There are lots events that happen in life, some take you to lows you never knew you'd reach, and other's bring you to highs that you'd like to run on forever. I'd love to ride the high forever, but it's those damn lows that make my highs worth it.

Thank you to all that have taught me that lesson...from BOTH highs and lows...and especially the lows, because it's from the lows that I learn to draw my internal happiness. I'm a lucky girl :)
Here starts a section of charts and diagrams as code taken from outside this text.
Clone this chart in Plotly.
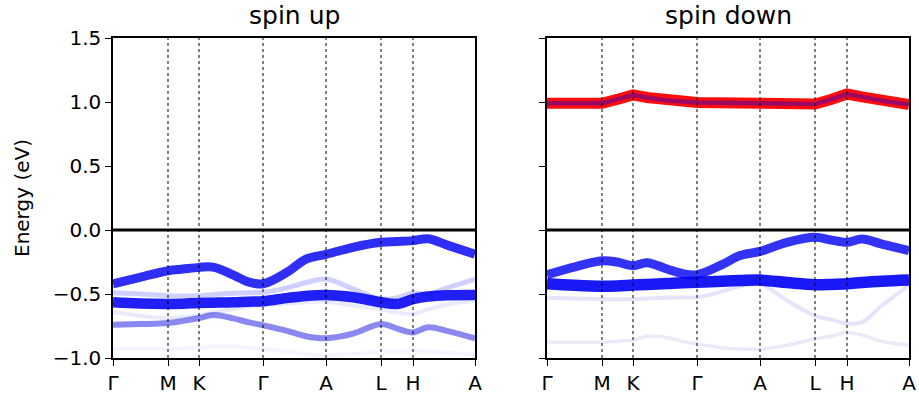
import plotly.graph_objects as go

# ---- k-path (high-symmetry points) ----
kpath_pos = [0, 55, 86, 150, 213, 268, 300, 362]
kpath_labels = ["Γ", "M", "K", "Γ", "A", "L", "H", "A"]

# common k grid on which band energies were read
kgrid = [0, 27, 55, 70, 86, 100, 120, 135, 150, 175, 193, 213, 240, 268, 284, 300, 315, 335, 362]

# ---- spin up bands (eV) ----
up_band_a = [-0.42, -0.37, -0.318, -0.305, -0.292, -0.29, -0.35, -0.405, -0.42, -0.325, -0.227,
             -0.19, -0.135, -0.096, -0.09, -0.083, -0.068, -0.12, -0.19]
up_band_b = [-0.565, -0.575, -0.578, -0.576, -0.57, -0.568, -0.565, -0.56, -0.557, -0.53, -0.515,
             -0.508, -0.525, -0.565, -0.578, -0.54, -0.52, -0.51, -0.508]
up_band_c = [-0.74, -0.735, -0.727, -0.71, -0.688, -0.665, -0.69, -0.72, -0.745, -0.79, -0.83,
             -0.846, -0.81, -0.734, -0.77, -0.80, -0.76, -0.79, -0.846]
up_band_d = [-0.49, -0.50, -0.513, -0.515, -0.513, -0.505, -0.495, -0.49, -0.487, -0.45, -0.41,
             -0.383, -0.46, -0.54, -0.53, -0.49, -0.50, -0.45, -0.383]
up_band_e = [-0.64, -0.67, -0.69, -0.68, -0.665, -0.645, -0.62, -0.60, -0.59, -0.575, -0.565,
             -0.56, -0.59, -0.62, -0.645, -0.655, -0.62, -0.58, -0.555]
up_band_f = [-0.93, -0.93, -0.93, -0.925, -0.92, -0.91, -0.91, -0.92, -0.93, -0.95, -0.97,
             -0.98, -0.97, -0.95, -0.95, -0.94, -0.95, -0.96, -0.97]

# ---- spin down bands (eV) ----
dn_band_a = [-0.349, -0.29, -0.24, -0.25, -0.279, -0.255, -0.305, -0.34, -0.349, -0.27, -0.2,
             -0.167, -0.096, -0.057, -0.078, -0.096, -0.07, -0.11, -0.161]
dn_band_b = [-0.42, -0.432, -0.44, -0.438, -0.43, -0.425, -0.418, -0.412, -0.409, -0.40, -0.395,
             -0.391, -0.41, -0.427, -0.425, -0.42, -0.41, -0.40, -0.391]
dn_band_g = [-0.53, -0.535, -0.54, -0.542, -0.54, -0.535, -0.53, -0.527, -0.526, -0.48, -0.44,
             -0.42, -0.55, -0.67, -0.70, -0.73, -0.72, -0.59, -0.43]
dn_band_i = [-0.877, -0.877, -0.877, -0.87, -0.86, -0.83, -0.84, -0.87, -0.89, -0.92, -0.93,
             -0.93, -0.90, -0.85, -0.83, -0.80, -0.82, -0.87, -0.90]

# spin down conduction band (red)
dn_cb_k = [0, 55, 70, 86, 100, 120, 150, 213, 268, 284, 300, 315, 335, 362]
dn_cb_e = [0.99, 0.99, 1.02, 1.055, 1.035, 1.012, 0.997, 0.99, 0.984, 1.02, 1.0625, 1.04, 1.01, 0.98]

yticks = [-1.0, -0.5, 0.0, 0.5, 1.0, 1.5]
ytick_text = ["−1.0", "−0.5", "0.0", "0.5", "1.0", "1.5"]

FONT = "DejaVu Sans"
fig = go.Figure()


def band(x, y, width, color, xa, ya, shape="spline"):
    line = dict(color=color, width=width, shape=shape)
    if shape == "spline":
        line["smoothing"] = 1.0
    fig.add_trace(go.Scatter(x=x, y=y, mode="lines", line=line,
                             xaxis=xa, yaxis=ya, showlegend=False, hoverinfo="skip"))


# spin up (left)
band(kgrid, up_band_f, 4, "rgba(90,90,255,0.06)", "x", "y")
band(kgrid, up_band_e, 4, "rgba(60,60,255,0.11)", "x", "y")
band(kgrid, up_band_d, 5, "rgba(40,40,255,0.22)", "x", "y")
band(kgrid, up_band_c, 6, "rgba(40,40,230,0.55)", "x", "y")
band(kgrid, up_band_b, 10.5, "rgba(0,0,245,0.88)", "x", "y")
band(kgrid, up_band_a, 9, "rgba(0,0,245,0.82)", "x", "y")

# spin down (right)
band(kgrid, dn_band_i, 3.5, "rgba(110,70,210,0.12)", "x2", "y2")
band(kgrid, dn_band_g, 4, "rgba(80,60,230,0.14)", "x2", "y2")
band(kgrid, dn_band_b, 11.5, "rgba(0,0,245,0.9)", "x2", "y2")
band(kgrid, dn_band_a, 9, "rgba(0,0,245,0.8)", "x2", "y2")
band(dn_cb_k, dn_cb_e, 11, "rgba(255,0,0,0.95)", "x2", "y2", shape="linear")
band(dn_cb_k, dn_cb_e, 4.5, "rgba(40,0,200,0.45)", "x2", "y2", shape="linear")

shapes = []
for xr, yr in (("x", "y"), ("x2", "y2")):
    for kp in kpath_pos[1:-1]:
        shapes.append(dict(type="line", xref=xr, yref=yr + " domain", x0=kp, x1=kp, y0=0, y1=1,
                           line=dict(color="black", width=1, dash="dot"), layer="above"))
    shapes.append(dict(type="line", xref=xr + " domain", yref=yr, x0=0, x1=1, y0=0, y1=0,
                       line=dict(color="black", width=2.8), layer="above"))

W, H = 919, 398
ml, mr, mt, mb = 113, 10, 38, 40
pw = W - ml - mr
left_dom = [0, 362 / pw]
right_dom = [(547 - ml) / pw, 1]

axis_common = dict(showline=True, linecolor="black", linewidth=1.5, mirror=True,
                   ticks="outside", ticklen=6, tickwidth=1.2, tickcolor="black", automargin=False,
                   showgrid=False, zeroline=False, tickfont=dict(family=FONT, size=20, color="black"))

fig.update_layout(
    width=W, height=H,
    margin=dict(l=ml, r=mr, t=mt, b=mb, autoexpand=False),
    paper_bgcolor="white", plot_bgcolor="white",
    xaxis=dict(domain=left_dom, range=[kpath_pos[0], kpath_pos[-1]], tickvals=kpath_pos,
               ticktext=kpath_labels, anchor="y", **axis_common),
    xaxis2=dict(domain=right_dom, range=[kpath_pos[0], kpath_pos[-1]], tickvals=kpath_pos,
                ticktext=kpath_labels, anchor="y2", **axis_common),
    yaxis=dict(domain=[0, 1], range=[-1.0, 1.5], tickvals=yticks, ticktext=ytick_text,
               anchor="x", **axis_common),
    yaxis2=dict(domain=[0, 1], range=[-1.0, 1.5], tickvals=yticks, showticklabels=False,
                anchor="x2", **axis_common),
    shapes=shapes,
    annotations=[
        dict(text="spin up", xref="paper", yref="paper", x=(left_dom[0] + left_dom[1]) / 2, y=1.07,
             xanchor="center", yanchor="middle", showarrow=False, font=dict(family=FONT, size=25, color="black")),
        dict(text="spin down", xref="paper", yref="paper", x=(right_dom[0] + right_dom[1]) / 2, y=1.07,
             xanchor="center", yanchor="middle", showarrow=False, font=dict(family=FONT, size=25, color="black")),
        dict(text="Energy (eV)", xref="paper", yref="paper", x=(22 - ml) / pw, y=0.5, textangle=-90,
             xanchor="center", yanchor="middle", showarrow=False, font=dict(family=FONT, size=20, color="black")),
    ],
)

fig.write_html("out.html")
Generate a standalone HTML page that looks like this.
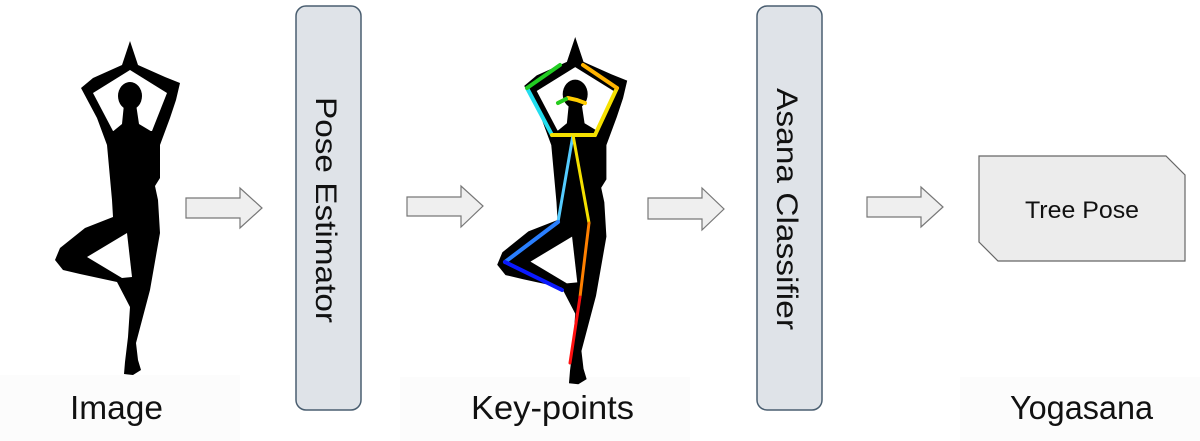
<!DOCTYPE html>
<html><head><meta charset="utf-8"><style>
html,body{margin:0;padding:0;background:#fff;width:1200px;height:441px;overflow:hidden}
svg{display:block}
</style></head><body>
<svg width="1200" height="441" viewBox="0 0 1200 441" xmlns="http://www.w3.org/2000/svg">
<defs>
<g id="fig">
<path fill="#000" d="M130,41 L138,65 L165,77 L180,83 L176,100 L170,118 L160,145 L160,178 L155,186 L158,200 L160,233 L150,290 L136,343 L138,360 L141,370 L133,375 L124,374 L125,362 L128,337 L130,307 L117,282 L80,274 L63,270 L55,260 L60,248 L85,228 L113,217 L112,200 L110,178 L107,145 L97,118 L81,88 L93,78 L122,65 Z"/>
<polygon fill="#fff" points="130,70 93,93 113,131 152,131 167,93"/>
<polygon fill="#fff" points="87,257 127,233 132,277 122,278"/>
<ellipse cx="130" cy="96" rx="12" ry="14" fill="#000"/>
<polygon fill="#000" points="111,133 122,124 124,104 136,104 139,124 154,133"/>
</g>
</defs>
<rect x="0" y="375" width="240" height="66" fill="#fcfcfc"/>
<rect x="400" y="377" width="290" height="64" fill="#fcfcfc"/>
<rect x="960" y="377" width="240" height="64" fill="#fcfcfc"/>
<use href="#fig"/>
<g transform="translate(440,-5.7) scale(1.04)"><use href="#fig"/></g>
<g stroke-width="4" stroke-linecap="round" fill="none">
<line x1="552" y1="135" x2="527" y2="88" stroke="#22ddee"/>
<line x1="527" y1="88" x2="560" y2="65" stroke="#22cc22"/>
<line x1="552" y1="135" x2="595" y2="135" stroke="#f5e000"/>
<line x1="595" y1="135" x2="617" y2="88" stroke="#f5e000"/>
<line x1="617" y1="88" x2="583" y2="65" stroke="#ffb300"/>
<polyline points="558,103 568,98 577,100 585,103" stroke="#ffcc00"/>
<line x1="558" y1="103" x2="566" y2="99" stroke="#22cc22"/>
<line x1="573" y1="135" x2="558" y2="222" stroke="#55ccff" stroke-width="3"/>
<line x1="573" y1="135" x2="589" y2="223" stroke="#f5e000" stroke-width="3"/>
<line x1="558" y1="222" x2="505" y2="262" stroke="#2a7fff"/>
<line x1="505" y1="262" x2="562" y2="290" stroke="#0a1aff"/>
<line x1="589" y1="223" x2="580" y2="297" stroke="#ff8000" stroke-width="3"/>
<line x1="580" y1="297" x2="570" y2="363" stroke="#ff1010" stroke-width="3"/>
</g>
<g fill="#efefef" stroke="#777" stroke-width="1.2">
<polygon points="186,198 240,198 240,188 262,208 240,228 240,218 186,218"/>
<polygon points="407,197 461,197 461,186 483,206 461,227 461,216 407,216"/>
<polygon points="648,198 702,198 702,188 724,209 702,230 702,219 648,219"/>
<polygon points="867,197 921,197 921,187 943,207 921,227 921,217 867,217"/>
</g>
<rect x="296" y="6" width="65" height="404" rx="10" fill="#dfe3e8" stroke="#4a5e70" stroke-width="1.5"/>
<rect x="757" y="6" width="65" height="404" rx="10" fill="#dfe3e8" stroke="#4a5e70" stroke-width="1.5"/>
<text transform="translate(316,97) rotate(90)" font-family="Liberation Sans, sans-serif" font-size="30" fill="#111" textLength="226" lengthAdjust="spacingAndGlyphs">Pose Estimator</text>
<text transform="translate(777,88) rotate(90)" font-family="Liberation Sans, sans-serif" font-size="30" fill="#111" textLength="242" lengthAdjust="spacingAndGlyphs">Asana Classifier</text>
<polygon points="979,156 1166,156 1185,175 1185,261 998,261 979,242" fill="#ececec" stroke="#666" stroke-width="1.2"/>
<text x="1025" y="218" font-family="Liberation Sans, sans-serif" font-size="24" fill="#111" textLength="114" lengthAdjust="spacingAndGlyphs">Tree Pose</text>
<g font-family="Liberation Sans, sans-serif" font-size="33" fill="#111">
<text x="70" y="419" textLength="93" lengthAdjust="spacingAndGlyphs">Image</text>
<text x="471" y="419" textLength="163" lengthAdjust="spacingAndGlyphs">Key-points</text>
<text x="1010" y="419" textLength="143" lengthAdjust="spacingAndGlyphs">Yogasana</text>
</g>
</svg>
</body></html>
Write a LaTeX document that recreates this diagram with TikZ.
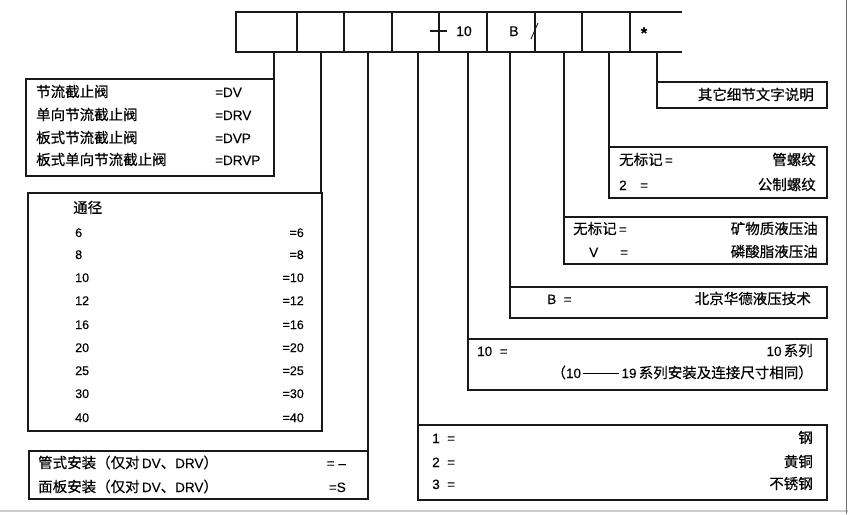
\documentclass[tikz,border=0pt]{standalone}
\usepackage{fontspec}
\setmainfont{Liberation Sans}[FakeBold=0.2]
\newfontfamily\zhfont{Noto Sans CJK SC}[FakeBold=0.4]
\newcommand{\zh}[1]{{\zhfont\fontsize{14.5}{17}\selectfont #1}}
\begin{document}
\begin{tikzpicture}[x=1pt,y=-1pt,
  ln/.style={draw=black!90,line width=1.1pt},
  cell/.style={ln,minimum height=40pt,inner sep=0pt,outer sep=0pt,anchor=north west},
  legbox/.style={ln,inner sep=0pt,outer sep=0pt,anchor=north west},
  tl/.style={anchor=base west,inner sep=0pt,font=\fontsize{13.5}{16}\selectfont},
  tr/.style={anchor=base east,inner sep=0pt,font=\fontsize{13.5}{16}\selectfont},
  conn/.style={ln}]
\useasboundingbox (0,0) rectangle (848,514);
% frame of the scan
\draw[black!20,line width=2pt] (0,511) -- (848,511);
\draw[black!55,line width=1pt] (846.5,0) -- (846.5,514);
% top code row
\node[cell,minimum width=61pt] (c1) at (236,12) {};
\node[cell,minimum width=47pt] (c2) at (297,12) {};
\node[cell,minimum width=48pt] (c3) at (344,12) {};
\node[cell,minimum width=47pt] (c4) at (392,12) {};
\node[cell,minimum width=48pt] (c5) at (439,12) {};
\node[cell,minimum width=48pt] (c6) at (487,12) {};
\node[cell,minimum width=47pt] (c7) at (535,12) {};
\node[cell,minimum width=48pt] (c8) at (582,12) {};
\draw[ln] (c8.north east) -- (682,12) (c8.south east) -- (682,52);
\draw[ln] (430,31) -- (447,31);
\node[tl,font=\fontsize{14}{16}\selectfont] (t10) at (456,36) {10};
\node[tl,font=\fontsize{14}{16}\selectfont] (tB) at (509,36) {B};
\draw[ln,line width=0.9pt] (531,39) -- (538,23);
\node[inner sep=0pt,font=\fontsize{16}{16}\bfseries] (tstar) at (644,33) {*};
% connector start points
\coordinate (p1) at (274,52);
\coordinate (p2) at (321,52);
\coordinate (p3) at (368,52);
\coordinate (p4) at (418,52);
\coordinate (p5) at (468,52);
\coordinate (p6) at (510,52);
\coordinate (p7) at (564,52);
\coordinate (p8) at (609,52);
\coordinate (p9) at (657,52);
% left legend boxes
\node[legbox,minimum width=248pt,minimum height=97pt] (B1) at (26,79) {};
\node[legbox,minimum width=294pt,minimum height=238pt] (B2) at (28,193) {};
\node[legbox,minimum width=339pt,minimum height=48pt] (B3) at (29,451) {};
% right legend boxes
\node[legbox,minimum width=170pt,minimum height=26pt] (R1) at (657,82) {};
\node[legbox,minimum width=218pt,minimum height=51pt] (R2) at (609,147) {};
\node[legbox,minimum width=263pt,minimum height=47pt] (R3) at (564,217) {};
\node[legbox,minimum width=317pt,minimum height=31pt] (R4) at (510,287) {};
\node[legbox,minimum width=359pt,minimum height=51pt] (R5) at (468,339) {};
\node[legbox,minimum width=409pt,minimum height=75pt] (R6) at (418,425) {};
% connectors
\draw[conn] (p1) -- (p1 |- B1.north);
\draw[conn] (p2) -- (p2 |- B2.north);
\draw[conn] (p3) -- (p3 |- B3.north);
\draw[conn] (p4) -- (p4 |- R6.north);
\draw[conn] (p5) -- (p5 |- R5.north);
\draw[conn] (p6) -- (p6 |- R4.north);
\draw[conn] (p7) -- (p7 |- R3.north);
\draw[conn] (p8) -- (p8 |- R2.north);
\draw[conn] (p9) -- (p9 |- R1.north);
% B1 texts
\node[tl] (b1a) at (36,97) {\zh{节流截止阀}};
\node[tl] (b1b) at (36,120) {\zh{单向节流截止阀}};
\node[tl] (b1c) at (36,143) {\zh{板式节流截止阀}};
\node[tl] (b1d) at (36,165) {\zh{板式单向节流截止阀}};
\node[tl] (b1e) at (215,97) {=DV};
\node[tl] (b1f) at (215,120) {=DRV};
\node[tl] (b1g) at (215,143) {=DVP};
\node[tl] (b1h) at (215,165) {=DRVP};
% B2 texts
\node[tl] (b2h) at (73,213) {\zh{通径}};
\foreach \v/\yy [count=\i] in {6/237,8/259,10/282,12/305,16/329,20/352,25/375,30/398,40/422}{
  \node[tl,font=\fontsize{12.5}{15}\selectfont] (b2l\i) at (75,\yy) {\v};
  \node[tr,font=\fontsize{12.5}{15}\selectfont] (b2r\i) at (304,\yy) {=\v};
}
% B3 texts
\node[tl] (b3a) at (38,468) {\zh{管式安装（仅对}\,DV\zh{、}DRV\zh{）}};
\node[tl] (b3b) at (38,492) {\zh{面板安装（仅对}\,DV\zh{、}DRV\zh{）}};
\node[tr] (b3c) at (346,468) {= –};
\node[tr] (b3d) at (346,492) {=S};
% R1
\node[tr] (r1a) at (814,100) {\zh{其它细节文字说明}};
% R2
\node[tl] (r2a) at (619,165) {\zh{无标记}\,=};
\node[tl] (r2b) at (619,190) {2\quad=};
\node[tr] (r2c) at (816,165) {\zh{管螺纹}};
\node[tr] (r2d) at (816,190) {\zh{公制螺纹}};
% R3
\node[tl] (r3a) at (573,234) {\zh{无标记}\,=};
\node[tl] (r3b) at (589,257) {V};
\node[tl] (r3c) at (620,257) {=};
\node[tr] (r3d) at (818,234) {\zh{矿物质液压油}};
\node[tr] (r3e) at (818,257) {\zh{磷酸脂液压油}};
% R4
\node[tl] (r4a) at (547,304) {B\ \ =};
\node[tr] (r4b) at (811,304) {\zh{北京华德液压技术}};
% R5
\node[tl] (r5a) at (477,356) {10\ \ =};
\node[tr] (r5b) at (813,356) {10\,\zh{系列}};
\node[tr] (r5c) at (813,378) {\zh{（}10\,\rule[4.3pt]{36pt}{0.8pt}\,19\,\zh{系列安装及连接尺寸相同）}};
% R6
\node[tl] (r6a) at (432,443) {1\ \ =};
\node[tl] (r6b) at (432,467) {2\ \ =};
\node[tl] (r6c) at (432,489) {3\ \ =};
\node[tr] (r6d) at (813,443) {\zh{钢}};
\node[tr] (r6e) at (813,467) {\zh{黄铜}};
\node[tr] (r6f) at (813,489) {\zh{不锈钢}};
\end{tikzpicture}
\end{document}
Saturday, December 6, 2008

Another reason I date Asian men...

And it's been awhile
since I have
blogged on anything...

Some updates:
1. I hit the big 2-5 mark. I DO NOT feel my age, and it is constantly confirmed that I look young by the students I have. NIIIICCCCEEE!!!
2. I LOVE LOVE LOVE my friends and family. It's exciting to be reminded how wonderful the people in my life are! Special thanks to Nat for EVERYTHING you did for my bday, and thanks to all my friends for coming out! <3
3. I found a video that encompasses my love of Asian men...it's like he's speaking to me...not really, but it's pretty funny! http://www.youtube.com/watch?v=9CqbZNHaf1o

I hope you all enjoy "my" reasons! SOOOOO CREATIVE!